The Tea Cakes I made were just the thing…perfectly satisfying my craving for something familiar and special, all at the same time.  New recipes are great, but sometimes an old friend is even better.  If you are feeling a bit nostalgic—and I find that Fall, with the return of school and the coming of the holidays, brings on those kinds of feelings—take a minute to prepare a recipe that is old and well loved.  It just might be the perfect momentary antidote to a too busy schedule, a gray afternoon, or a bad day at work.  And if you have never made a version of these delicious little pecan cookies, you should give this recipe a try.  It’s fast, easy…and I think there’s none better.     


Russian Tea Cakes

1 cup (1/2 lb.) unsalted butter
1/2 cup (2 oz.) powdered sugar
1 t. vanilla
2 1/4 cups (9 oz.) all-purpose flour
1/4 t. salt
3/4 c. (3 oz.) pecans

Briefly cream the butter and sugar.  Beat in the vanilla.  Set aside.

Place the flour and pecans in a food processor and process until the pecans are finely ground—some will have disappeared into the flour, but there should still be small, discernible pieces of pecans.  

Add to the butter mixture with the salt.  Stir to form a soft dough.

Mold into 1-inch balls and bake on an ungreased or parchment-lined baking sheet at 400° until set—about 8 to 10 minutes.  The cookies will have lost their wet look, will have puffed slightly and cracked.  The bottoms of the cookies will be golden brown.  

Remove from the oven and cool for one minute on the baking sheet.  Transfer the cookies to a wire rack and let cool for five minutes. 

While the cookies are still warm (not hot), toss in powdered sugar (be gentle, they break). 

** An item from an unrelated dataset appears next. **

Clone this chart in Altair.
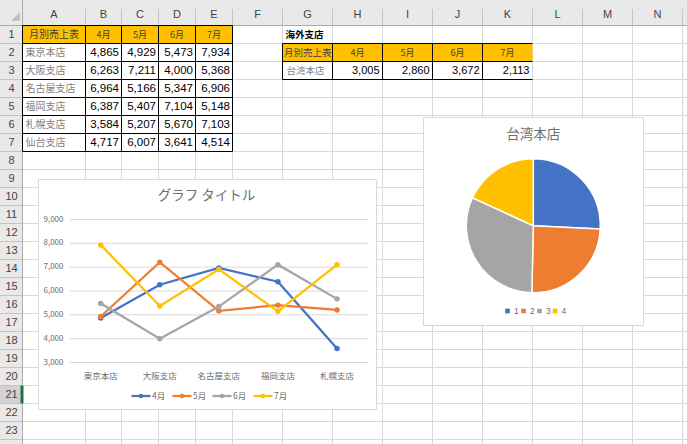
import altair as alt
import pandas as pd

# ---------------- data ----------------
col_letters = ["A", "B", "C", "D", "E", "F", "G", "H", "I", "J", "K", "L", "M", "N"]
table_title = "月別売上表"
months = ["4月", "5月", "6月", "7月"]
stores = ["東京本店", "大阪支店", "名古屋支店", "福岡支店", "札幌支店", "仙台支店"]
sales_apr = [4865, 6263, 6964, 6387, 3584, 4717]
sales_may = [4929, 7211, 5166, 5407, 5207, 6007]
sales_jun = [5473, 4000, 5347, 7104, 5670, 3641]
sales_jul = [7934, 5368, 6906, 5148, 7103, 4514]
overseas_title = "海外支店"
taiwan_store = "台湾本店"
taiwan_sales = [3005, 2860, 3672, 2113]
pie_labels = ["1", "2", "3", "4"]
line_title = "グラフ タイトル"
chart_stores = stores[:5]
y_ticks = [3000, 4000, 5000, 6000, 7000, 8000, 9000]
series_colors = ["#4472C4", "#ED7D31", "#A5A5A5", "#FFC000"]
series_values = [sales_apr, sales_may, sales_jun, sales_jul]

# ---------------- layout (pixels) ----------------
W, H = 687, 444
COL_X = [0, 22.5, 85.5, 121.5, 158.5, 195.5, 232.5, 282.5, 332.5, 382.5,
         432.5, 482.5, 532.5, 582.5, 632.5, 682.5]
HDR_H = 25.5
ROW_H = 18.0
N_ROWS = 24
FONT = "Noto Sans CJK JP"
GRID = "#D9D9D9"
HDR_BG = "#E9E9E9"
ORANGE = "#FFC000"
CHART_TEXT = "#6E6E6E"


def ry(r):
    return HDR_H + (r - 1) * ROW_H


def cl(c):
    return COL_X[c + 1]


def cr(c):
    return COL_X[c + 2]


def xq(f):
    return alt.X(f"{f}:Q", scale=None, axis=None)


def yq(f):
    return alt.Y(f"{f}:Q", scale=None, axis=None)


def rules(rows, **kw):
    df = pd.DataFrame(rows, columns=["x", "y", "x2", "y2"])
    return alt.Chart(df).mark_rule(**kw).encode(x=xq("x"), y=yq("y"), x2="x2:Q", y2="y2:Q")


def rects(rows, **kw):
    df = pd.DataFrame(rows, columns=["x", "y", "x2", "y2"])
    return alt.Chart(df).mark_rect(**kw).encode(x=xq("x"), y=yq("y"), x2="x2:Q", y2="y2:Q")


def texts(rows, **kw):
    df = pd.DataFrame(rows, columns=["x", "y", "t"])
    kw.setdefault("font", FONT)
    kw.setdefault("baseline", "middle")
    return alt.Chart(df).mark_text(**kw).encode(x=xq("x"), y=yq("y"), text="t:N")


layers = []

# ---- sheet background / headers ----
layers.append(rects([[0, 0, W, HDR_H], [0, HDR_H, COL_X[1], H]], color=HDR_BG))
layers.append(rects([[0, ry(21), COL_X[1], ry(22)]], color="#D2D2D2"))
# cell grid
vg = [[x, HDR_H, x, H] for x in COL_X[2:]]
hg = [[COL_X[1], ry(r), W, ry(r)] for r in range(2, N_ROWS + 1)]
layers.append(rules(vg + hg, color=GRID, strokeWidth=1))
# header separators
hs = [[x, 9, x, HDR_H] for x in COL_X[2:]]
rs = [[0, ry(r), COL_X[1], ry(r)] for r in range(2, N_ROWS + 1)]
layers.append(rules(hs + rs, color="#C4C4C4", strokeWidth=1))
layers.append(rules([[0, HDR_H, W, HDR_H], [COL_X[1], 0, COL_X[1], H]], color="#ABABAB", strokeWidth=1))
layers.append(rects([[20.5, ry(21), 23.5, ry(22)]], color="#217346"))
# corner triangle
layers.append(
    alt.Chart(pd.DataFrame({"x": [15.5], "y": [16.5]}))
    .mark_point(shape="M 1 -1 L 1 1 L -1 1 Z", filled=True, color="#BDBDBD", size=70, opacity=1)
    .encode(x=xq("x"), y=yq("y"))
)
# column letters & row numbers
layers.append(texts([[(cl(i) + cr(i)) / 2, 15, L] for i, L in enumerate(col_letters)],
                    fontSize=11, color="#444444", align="center", font="Liberation Sans"))
layers.append(texts([[11.5, ry(r) + 9.5, str(r)] for r in range(1, N_ROWS)],
                    fontSize=11, color="#444444", align="center", font="Liberation Sans"))

# ---- table 1 ----
layers.append(rects([[cl(0), ry(1), cr(4), ry(2)], [cl(6), ry(2), cr(10), ry(3)]], color=ORANGE))
b1 = [[cl(0), ry(r), cr(4), ry(r)] for r in range(1, 9)]
b1 += [[COL_X[c], ry(1), COL_X[c], ry(8)] for c in range(1, 7)]
b2 = [[cl(6), ry(r), cr(10), ry(r)] for r in range(2, 5)]
b2 += [[COL_X[c], ry(2), COL_X[c], ry(4)] for c in range(7, 12)]
layers.append(rules(b1 + b2, color="#000000", strokeWidth=1))

layers.append(texts([[(cl(0) + cr(0)) / 2, ry(1) + 9.5, table_title]],
                    fontSize=10, color="#3F3F3F", align="center"))
layers.append(texts([[(cl(i + 1) + cr(i + 1)) / 2, ry(1) + 9.5, m] for i, m in enumerate(months)],
                    fontSize=9, color="#3F3F3F", align="center"))
layers.append(texts([[cl(0) + 3, ry(i + 2) + 9.5, s] for i, s in enumerate(stores)],
                    fontSize=10, color="#7F7F7F", align="left"))
num_rows = []
for mi, vals in enumerate(series_values):
    for si, v in enumerate(vals):
        num_rows.append([cr(mi + 1) - 2.5, ry(si + 2) + 9.5, f"{v:,}"])
layers.append(texts(num_rows, fontSize=11.5, color="#000000", align="right", font="Liberation Sans"))

# ---- table 2 ----
layers.append(texts([[cl(6) + 3, ry(1) + 9.5, overseas_title]],
                    fontSize=9.5, color="#000000", align="left", fontWeight="bold"))
layers.append(texts([[cl(6) + 1.5, ry(2) + 9.5, table_title]],
                    fontSize=9.5, color="#3F3F3F", align="left"))
layers.append(texts([[(cl(7 + i) + cr(7 + i)) / 2, ry(2) + 9.5, m] for i, m in enumerate(months)],
                    fontSize=9, color="#3F3F3F", align="center"))
layers.append(texts([[cl(6) + 4, ry(3) + 9.5, taiwan_store]],
                    fontSize=9.5, color="#7F7F7F", align="left"))
layers.append(texts([[cr(7 + i) - 3, ry(3) + 9.5, f"{v:,}"] for i, v in enumerate(taiwan_sales)],
                    fontSize=11, color="#000000", align="right", font="Liberation Sans"))

# ---- chart boxes ----
layers.append(rects([[38.5, 179.5, 376.5, 409.5], [423.5, 117.5, 643.5, 325.5]],
                    fill="#FFFFFF", stroke="#D9D9D9", strokeWidth=1))

# ---- line chart ----
x_sc = alt.Scale(type="point", domain=chart_stores, range=[100.7, 337.0], padding=0)
y_sc = alt.Scale(domain=[3000, 9000], range=[362.5, 219.5], zero=False, nice=False)

tick_df = pd.DataFrame({"v": y_ticks})
layers.append(alt.Chart(tick_df).mark_rule(color="#D9D9D9", strokeWidth=1).encode(
    y=alt.Y("v:Q", scale=y_sc, axis=None), x=alt.value(70), x2=alt.value(368)))
layers.append(alt.Chart(tick_df).mark_text(align="right", baseline="middle", fontSize=8,
                                           color=CHART_TEXT, font=FONT).encode(
    y=alt.Y("v:Q", scale=y_sc, axis=None), x=alt.value(63.5), text=alt.Text("v:Q", format=",")))
layers.append(alt.Chart(pd.DataFrame({"s": chart_stores})).mark_text(
    baseline="middle", fontSize=8.5, color=CHART_TEXT, font=FONT).encode(
    x=alt.X("s:N", scale=x_sc, axis=None), y=alt.value(375.5), text="s:N"))

for mi, m in enumerate(months):
    df = pd.DataFrame({"store": chart_stores, "value": series_values[mi][:5]})
    enc = dict(x=alt.X("store:N", scale=x_sc, axis=None),
               y=alt.Y("value:Q", scale=y_sc, axis=None))
    layers.append(alt.Chart(df).mark_line(color=series_colors[mi], strokeWidth=2.25).encode(**enc))
    layers.append(alt.Chart(df).mark_circle(color=series_colors[mi], size=30, opacity=1).encode(**enc))

layers.append(texts([[206.5, 196, line_title]], fontSize=13.5, color=CHART_TEXT, align="center"))

# legend of line chart
leg_x = [131.5, 172.5, 212.5, 253.5]
leg_y = 396
for mi, m in enumerate(months):
    lx = leg_x[mi]
    layers.append(rules([[lx, leg_y, lx + 19, leg_y]], color=series_colors[mi], strokeWidth=2.25))
    layers.append(alt.Chart(pd.DataFrame({"x": [lx + 9.5], "y": [leg_y]})).mark_circle(
        color=series_colors[mi], size=22, opacity=1).encode(x=xq("x"), y=yq("y")))
    layers.append(texts([[lx + 20.5, leg_y, m]], fontSize=8.5, color=CHART_TEXT, align="left"))

# ---- pie chart ----
pie_df = pd.DataFrame({"label": pie_labels, "value": taiwan_sales, "k": list(range(len(pie_labels)))})
layers.append(alt.Chart(pie_df).mark_arc(outerRadius=67, stroke="#FFFFFF", strokeWidth=1.5).encode(
    theta=alt.Theta("value:Q", stack=True),
    color=alt.Color("label:N", scale=alt.Scale(domain=pie_labels, range=series_colors), legend=None),
    order=alt.Order("k:Q"),
    x=alt.value(533.3), y=alt.value(225.7)))
layers.append(texts([[533.3, 134.5, taiwan_store]], fontSize=13.5, color=CHART_TEXT, align="center"))

pl_x = [507.5, 523.5, 539.5, 555.0]
pl_y = 311
pleg = pd.DataFrame({"x": pl_x, "y": [pl_y] * 4, "c": series_colors})
layers.append(alt.Chart(pleg).mark_square(size=22, opacity=1).encode(
    x=xq("x"), y=yq("y"), color=alt.Color("c:N", scale=None, legend=None)))
layers.append(texts([[pl_x[i] + 6.5, pl_y, lab] for i, lab in enumerate(pie_labels)],
                    fontSize=8.5, color=CHART_TEXT, align="left", font="Liberation Sans"))

chart = alt.layer(*layers).resolve_scale(
    x="independent", y="independent", color="independent"
).properties(
    width=W, height=H, autosize=alt.AutoSizeParams(type="none"), padding=0,
    background="#FFFFFF",
).configure_view(stroke=None)

chart.save("out.html", embed_options={"renderer": "svg", "actions": False})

Finish cooling on a wire rack. 

If you like, use a sieve to dredge the cookies lightly with a final coating of powdered sugar.  Store air tight.

Makes 48 cookies.

Note:  The cookies should still be slightly warm when tossed in the powdered sugar so that the sugar will adhere…but they shouldn’t be hot.   If the cookies are too hot, the sugar will melt to a frosting-like coating.